Müslüman bir kimse ayakta namaza başlamakla birlikte namaz sırasında ayakta duramayacak olursa, gücü neye yetiyorsa öylece namazını tamamlar. el-Kâsânî dedi ki: Sahih olan namaza başlayıp, ondan sonra herhangi bir hastalık, arız olursa oturarak ya da yatarak imkânına göre namazının kalan bölümünü tamamlar.436 Aynı şekilde namaza yanı üzerinde yatarak, yahut oturarak başlayan bir kimse namaz sırasında ayakta durabilecek gücü bulursa, namazını ayakta tamamlar.

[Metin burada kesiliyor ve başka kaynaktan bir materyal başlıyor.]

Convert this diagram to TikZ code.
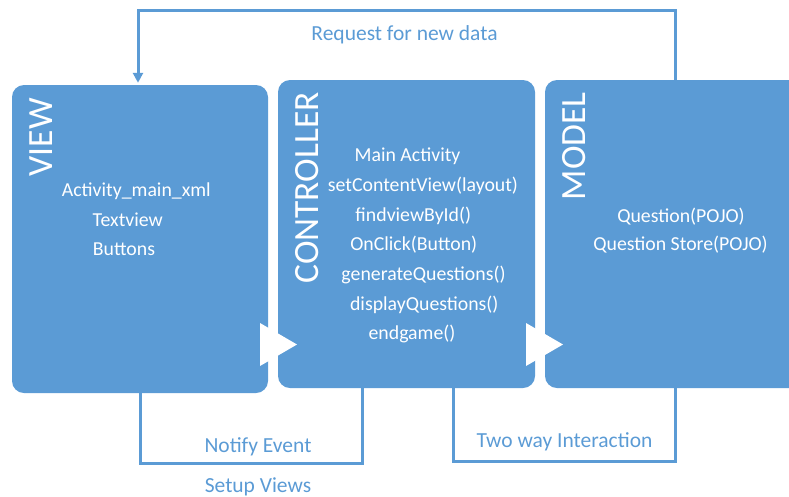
\documentclass[tikz,border=0pt]{standalone}
\usepackage{fontspec}
\setmainfont{Carlito}
\usetikzlibrary{arrows.meta}
\definecolor{mvcblue}{HTML}{5B9BD5}
\begin{document}
\begin{tikzpicture}[x=1pt,y=-1pt,
  panel/.style={fill=mvcblue, rounded corners=12pt, inner sep=0pt, minimum height=308pt},
  heading/.style={text=white, inner sep=0pt, rotate=90, anchor=base east,
    font=\fontsize{35.5}{40}\selectfont},
  item/.style={text=white, inner sep=0pt, anchor=base, font=\fontsize{19.8}{24}\selectfont},
  link/.style={draw=mvcblue, line width=3pt},
  lbl/.style={text=mvcblue, inner sep=0pt, anchor=base, font=\fontsize{21.5}{26}\selectfont},
  flowtip/.style={fill=white}]
\useasboundingbox (0,0) rectangle (789,496);
\clip (0,0) rectangle (789,496);

% the three MVC panels
\node[panel, minimum width=256pt] (view)  at (140,239) {};
\node[panel, minimum width=257pt] (ctrl)  at (406.5,234) {};
\node[panel, minimum width=260pt] (model) at (675,234) {};

% panel headings
\node[heading] (viewT)  at (52,98)  {VIEW};
\node[heading] (ctrlT)  at (318,92) {CONTROLLER};
\node[heading] (modelT) at (585,92) {MODEL};

% view contents
\node[item] (v1) at (136.3,196) {Activity\_main\_xml};
\node[item] (v2) at (127.8,226) {Textview};
\node[item] (v3) at (124,255)   {Buttons};

% controller contents
\node[item] (c1) at (407.5,161)   {Main Activity};
\node[item] (c2) at (423,191.5)   {setContentView(layout)};
\node[item] (c3) at (413.3,221.5) {findviewById()};
\node[item] (c4) at (413.8,250.5) {OnClick(Button)};
\node[item] (c5) at (423.5,280)   {generateQuestions()};
\node[item] (c6) at (424.3,310)   {displayQuestions()};
\node[item] (c7) at (412,339.5)   {endgame()};

% model contents
\node[item] (m1) at (681,222)   {Question(POJO)};
\node[item] (m2) at (680.5,250) {Question Store(POJO)};

% flow chevrons between panels
\fill[flowtip] (260,323) -- (297,344.5) -- (260,366) -- cycle;
\fill[flowtip] (526,323) -- (563,344.5) -- (526,366) -- cycle;

% connectors
\draw[link, -{Triangle[width=10pt,length=10pt]}]
  (model.north) -- ++(0,-69) -| ([xshift=-2pt,yshift=2pt]view.north);
\draw[link] (view.south) -- ++(0,70) -| ([xshift=-44.5pt]ctrl.south);
\draw[link] ([xshift=46.5pt]ctrl.south) -- ++(0,73) -| (model.south);

% connector labels
\node[lbl] (req)    at (404.5,40) {Request for new data};
\node[lbl] (notify) at (258,452)  {Notify Event};
\node[lbl] (setup)  at (258,492)  {Setup Views};
\node[lbl] (twoway) at (564.5,447) {Two way Interaction};
\end{tikzpicture}
\end{document}
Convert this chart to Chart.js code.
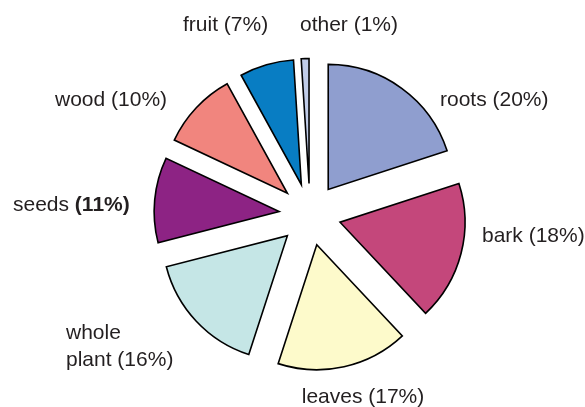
<!DOCTYPE html>
<html>
<head>
<meta charset="utf-8">
<script src="https://cdn.jsdelivr.net/npm/chart.js@4"></script>
<style>
  html, body { margin: 0; padding: 0; background: #fff; }
  #wrap { width: 585px; height: 407px; position: relative; }
</style>
</head>
<body>
<div id="wrap"><canvas id="c" width="585" height="407"></canvas></div>
<script>
const categories = ['roots', 'bark', 'leaves', 'whole plant', 'seeds', 'wood', 'fruit', 'other'];
const shares = [20, 18, 17, 16, 11, 10, 7, 1];
const sliceColors = ['#8F9ECF', '#C4477B', '#FDFACB', '#C5E6E6', '#8D2384', '#F1857E', '#087DC3', '#C0CCE8'];

// label layout (x, y, alignment); text built from categories + shares
const labelLayout = [
  { x: 440, y: 100, align: 'left' },
  { x: 482, y: 236, align: 'left' },
  { x: 363, y: 397, align: 'center' },
  { x: 66,  y: 333, align: 'left', split: true },
  { x: 13,  y: 205, align: 'left', boldValue: true },
  { x: 55,  y: 100, align: 'left' },
  { x: 183, y: 25,  align: 'left' },
  { x: 300, y: 25,  align: 'left' }
];

const EXPLODE = 31;
const FONT = '21px "Liberation Sans", Arial, sans-serif';
const BOLD = 'bold 21px "Liberation Sans", Arial, sans-serif';

const explodePlugin = {
  id: 'explode',
  afterUpdate(chart) {
    const meta = chart.getDatasetMeta(0);
    const ca = chart.chartArea;
    const cx = (ca.left + ca.right) / 2, cy = (ca.top + ca.bottom) / 2;
    meta.data.forEach(arc => {
      const mid = (arc.startAngle + arc.endAngle) / 2;
      arc.x = cx + Math.cos(mid) * EXPLODE;
      arc.y = cy + Math.sin(mid) * EXPLODE;
    });
  }
};

const labelPlugin = {
  id: 'sliceLabels',
  afterDraw(chart) {
    const ctx = chart.ctx;
    ctx.save();
    ctx.fillStyle = '#231F20';
    ctx.textBaseline = 'middle';
    categories.forEach((cat, i) => {
      const L = labelLayout[i];
      const valTxt = '(' + shares[i] + '%)';
      if (L.split) {
        const parts = cat.split(' ');
        ctx.font = FONT;
        ctx.textAlign = 'left';
        ctx.fillText(parts[0], L.x, L.y);
        ctx.fillText(parts[1] + ' ' + valTxt, L.x, L.y + 27);
      } else if (L.boldValue) {
        ctx.textAlign = 'left';
        ctx.font = FONT;
        const first = cat + ' ';
        ctx.fillText(first, L.x, L.y);
        const w = ctx.measureText(first).width;
        ctx.font = BOLD;
        ctx.fillText(valTxt, L.x + w, L.y);
      } else {
        ctx.font = FONT;
        ctx.textAlign = L.align;
        ctx.fillText(cat + ' ' + valTxt, L.x, L.y);
      }
    });
    ctx.restore();
  }
};

new Chart(document.getElementById('c'), {
  type: 'pie',
  data: {
    labels: categories,
    datasets: [{
      data: shares,
      backgroundColor: sliceColors,
      borderColor: '#000000',
      borderWidth: 1.6,
      borderJoinStyle: 'miter',
      radius: 125
    }]
  },
  options: {
    responsive: false,
    animation: false,
    events: [],
    layout: { padding: { left: 35, top: 22, right: 0, bottom: 0 } },
    plugins: {
      legend: { display: false },
      tooltip: { enabled: false }
    }
  },
  plugins: [explodePlugin, labelPlugin]
});
</script>
</body>
</html>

Çamur ya da su içinde bulunan bir kimse, eğer çamura bulaşmadan ve su ile ıslanmadan secde yapamıyor ise, ima ile de namaz kılabilir, bineği üzerinde de namaz kılabilir. Çünkü İbn Ömer Radıyallahu anh'dan rivâyet edildiğine göre Rasûlullah Sallallahu aleyhi vesellem yağmurlu ve soğuk bir gece olduğu vakit müezzine: "Yükleriniz arasında namaz kılın! diye seslenmesini emrederdi."437
Ya'lâ b. Mürre'nin rivâyetine göre bir yolculukta Peygamber Sallallahu aleyhi vesellem ile birlikte idiler. Dar bir geçide vardıklarında namaz vakti girdi ve yağmur yağdı. Sema(nın yağmuru) üstlerinde, ıslaklık (ve çamur) altlarında idi. Rasûlullah Sallallahu aleyhi vesellem bineği üzerinde olduğu halde (emri ile) ezan ve kamet getirildi bineği üzerinde öne geçti. İma ile (namaz kıldırdı). Secdeye ruku’dan biraz daha fazla eğiliyordu.438
Şâyet ıslaklık rahatsız etmeyecek kadar az ise, secde etmesi gerekir. Çünkü Ebu Said el-Hudrî Radıyallahu anh'ın rivâyetine göre Rasûlullah Sallallahu aleyhi vesellem "...sabah namazını kılıp bitirdiğinde yüzü çamur ve su ile dolmuştu."439
Hasta olan kimsenin namazı -vaktinde kılmak ona zor gelmedikçe- vaktinden sonraya bırakmazsı caiz değildir. Eğer vaktinde kılmak ona zor gelirse öğle ile ikindiyi, akşam ile yatsıyı birlikte cem’ ile, cem’-i takdim (ikisini ilkinin vaktinde) yahut cem’-i te'hir (ikisini ikincisinin vaktinde) kolayına geleceği şekilde kılar. Çünkü yüce Allah: "Allah size kolaylık diler, güçlük istemez." (el-Bakara, 2/185) diye buyurmaktadır.